この記事は、ESETが運営するマルウェアやセキュリティに関する情報サイト「Welivesecurity」の記事を基に、日本向けの解説を加えて編集したものである。

情報漏えいが銀行の首脳陣の経営課題となる日

銀行の意思決定者たちは自行の情報漏えいに関して、ほとんど見当が付けられない状態にある、と世界4大会計事務所の1つであるKPMGは2016年の銀行業界の展望に関する調査の中で述べている。

このことは特に中堅の首脳陣に関して当てはまると、この報告は指摘する。

例えば、自行のネットワークが過去2年間に攻撃を受けたことがあったかについて、最高経営責任者(CEO)の12%が知らなかった。また、彼らより下の役職の経営陣では、その割合はもっと高い数値を示していた。

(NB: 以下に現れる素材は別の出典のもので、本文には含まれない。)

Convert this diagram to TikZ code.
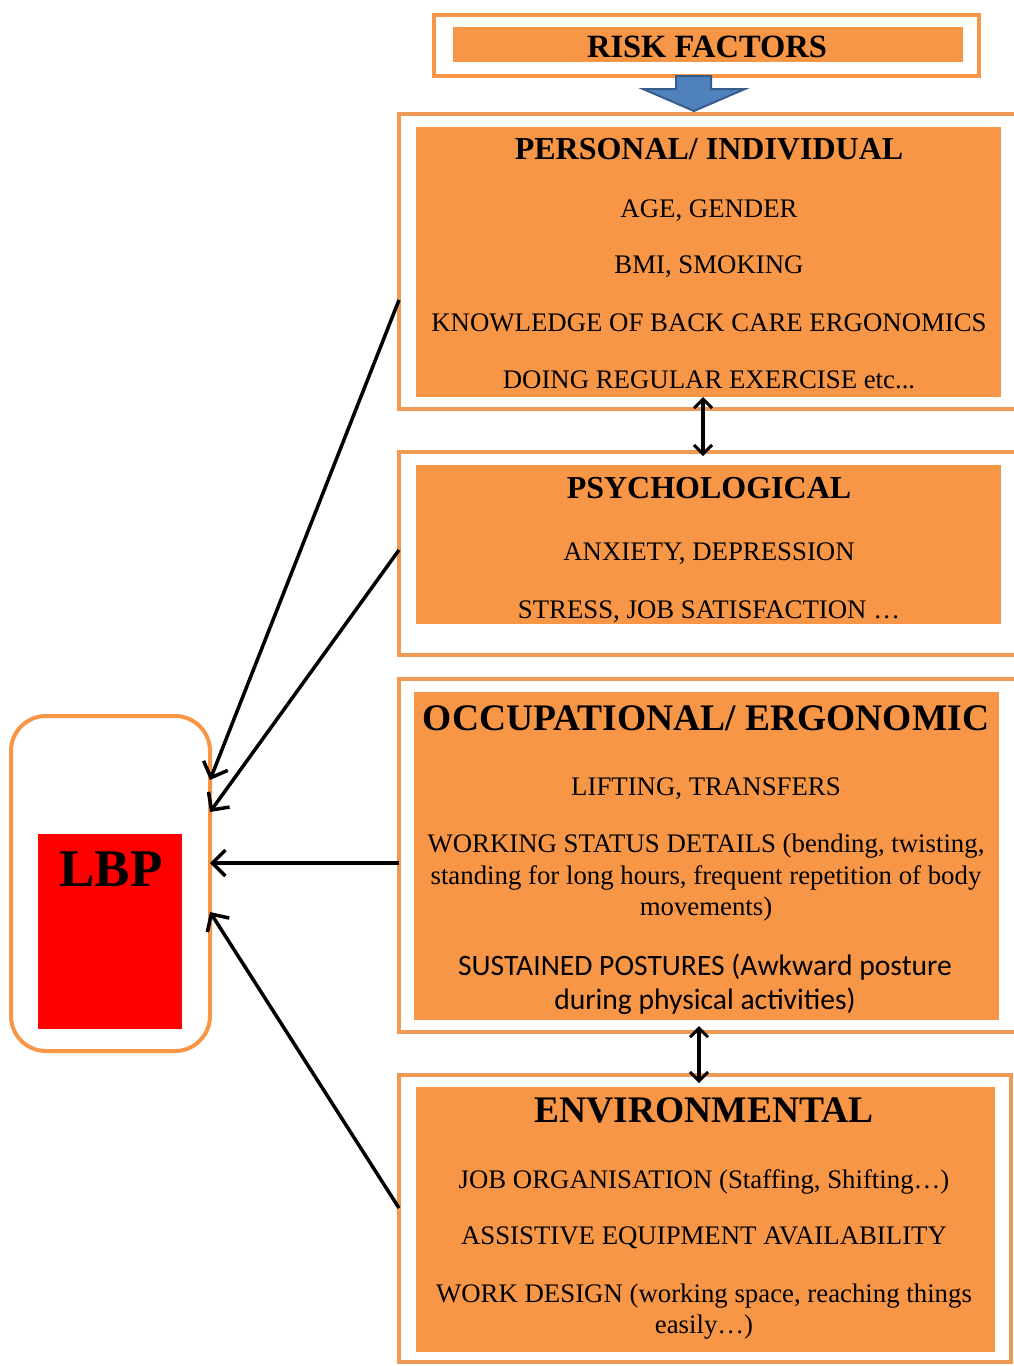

この調査ではまた、銀行の上級副社長と専務の47%が、彼らが統括する個々の施設が情報漏えいを経験したことがあるか否か確信をもって答えることができなかった、ということも分かった。

さらにそれより下の役職である上席副社長と理事では、その割合はより高くなっていた。およそ72%が、正直言ってそのようなインシデントが起こったことがあるかどうか知らない、と告白しているのである。

「銀行は今、不正行為者からの猛攻撃を受けています。ですから、銀行の最高経営責任者のうち12%が、自分たちが危険にさらされたことがあるかどうかを知らないと答えているという事実は、決して看過できません」とKPMGの金融サイバー部門リーダー、チャーリー・ヤッコ (Charlie Jacco)氏 は述べる。

ビジネスの根幹に関わる「サイバー」

この調査では、データ漏えいに付随して起こる問題のうち、最高経営責任者たちが何を最も心配しているかにも注目している。その結果、第一に懸念を抱いているのは経済損失の可能性である。次いで、信用の低下、訴訟と続く。

KPMGの金融サービス向けビジネス電話相談の室長、ジテンドラ・シャルマ (Jitendra Sharma) 氏は、銀行では「施設を経由して流れる資金の総量が多額に上るため」にサイバー攻撃から特に被害を受けやすい、と指摘する。

「銀行がさらされているセキュリティ上のプレッシャーは増大してきているため、強固な、トップダウン型の社内戦略を採用して、悪意ある第三者から自分たちをより万全に守ることが今まで以上に必要となっています」と彼は結論づけている。